Files
container.training/slides/namespaces.md
Jérôme Petazzoni 078023058b docs -> slides
2017-11-03 18:31:06 -07:00

4.7 KiB

class: namespaces name: namespaces

Improving isolation with User Namespaces

  • Namespaces are kernel mechanisms to compartimetalize the system

  • There are different kind of namespaces: pid, net, mnt, ipc, uts, and user

  • For a primer, see "Anatomy of a Container" (video) (slides)

  • The user namespace allows to map UIDs between the containers and the host

  • As a result, root in a container can map to a non-privileged user on the host

Note: even without user namespaces, root in a container cannot go wild on the host.
It is mediated by capabilities, cgroups, namespaces, seccomp, LSMs...


class: namespaces

User Namespaces in Docker

  • Optional feature added in Docker Engine 1.10

  • Not enabled by default

  • Has to be enabled at Engine startup, and affects all containers

  • When enabled, UID:GID in containers are mapped to a different range on the host

  • Safer than switching to a non-root user (with -u or USER) in the container
    (Since with user namespaces, root escalation maps to a non-privileged user)
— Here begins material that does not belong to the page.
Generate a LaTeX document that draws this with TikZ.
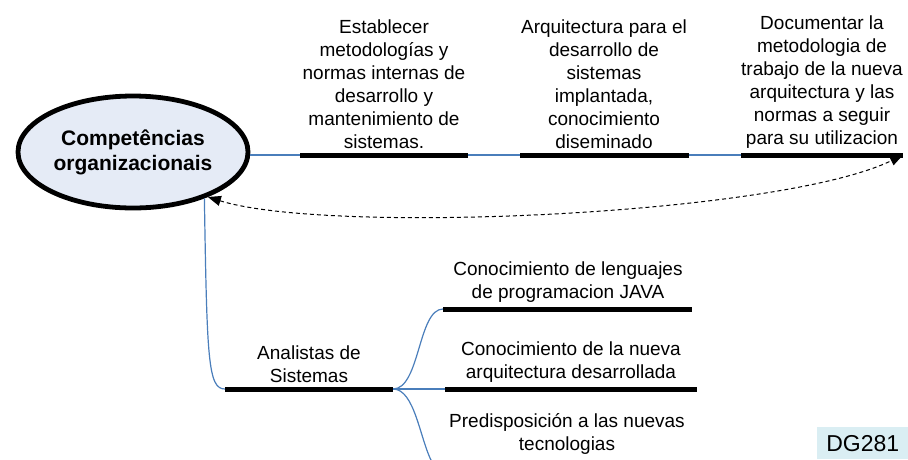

  • Can be selectively disabled per container by starting them with --userns=host


class: namespaces

User Namespaces Caveats

When user namespaces are enabled, containers cannot:

  • Use the host's network namespace (with docker run --network=host)

  • Use the host's PID namespace (with docker run --pid=host)

  • Run in privileged mode (with docker run --privileged)

... Unless user namespaces are disabled for the container, with flag --userns=host

External volume and graph drivers that don't support user mapping might not work.

All containers are currently mapped to the same UID:GID range.

Some of these limitations might be lifted in the future!


class: namespaces

Filesystem ownership details

When enabling user namespaces:

  • the UID:GID on disk (in the images and containers) has to match the mapped UID:GID

  • existing images and containers cannot work (their UID:GID would have to be changed)

For practical reasons, when enabling user namespaces, the Docker Engine places containers and images (and everything else) in a different directory.

As a resut, if you enable user namespaces on an existing installation:

  • all containers and images (and e.g. Swarm data) disappear

  • if a node is a member of a Swarm, it is then kicked out of the Swarm

  • everything will re-appear if you disable user namespaces again


class: namespaces

Picking a node

  • We will select a node where we will enable user namespaces

  • This node will have to be re-added to the Swarm

  • All containers and services running on this node will be rescheduled

  • Let's make sure that we do not pick the node running the registry!

.exercise[

  • Check on which node the registry is running:
    docker service ps registry
    

]

Pick any other node (noted nodeX in the next slides).


class: namespaces

Logging into the right Engine

.exercise[

  • Log into the right node:
    ssh node`X`
    

]


class: namespaces

Configuring the Engine

.exercise[

  • Create a configuration file for the Engine:

    echo '{"userns-remap": "default"}' | sudo tee /etc/docker/daemon.json
    
  • Restart the Engine:

    kill $(pidof dockerd)
    

]


class: namespaces

Checking that User Namespaces are enabled

.exercise[

  • Notice the new Docker path:
docker info | grep var/lib
  • Notice the new UID:GID permissions:
sudo ls -l /var/lib/docker

]

You should see a line like the following:

drwx------ 11 296608 296608 4096 Aug  3 05:11 296608.296608

class: namespaces

Add the node back to the Swarm

.exercise[

  • Get our manager token from another node:

    ssh node`Y` docker swarm join-token manager
    
  • Copy-paste the join command to the node

]


class: namespaces

Check the new UID:GID

.exercise[

  • Run a background container on the node:

    docker run -d --name lockdown alpine sleep 1000000
    
  • Look at the processes in this container:

    docker top lockdown
    ps faux
    

]


class: namespaces

Comparing on-disk ownership with/without User Namespaces

.exercise[

  • Compare the output of the two following commands:
    docker run alpine ls -l /
    docker run --userns=host alpine ls -l /
    

]

--

class: namespaces

In the first case, it looks like things belong to root:root.

In the second case, we will see the "real" (on-disk) ownership.

--

class: namespaces

Remember to get back to node1 when finished!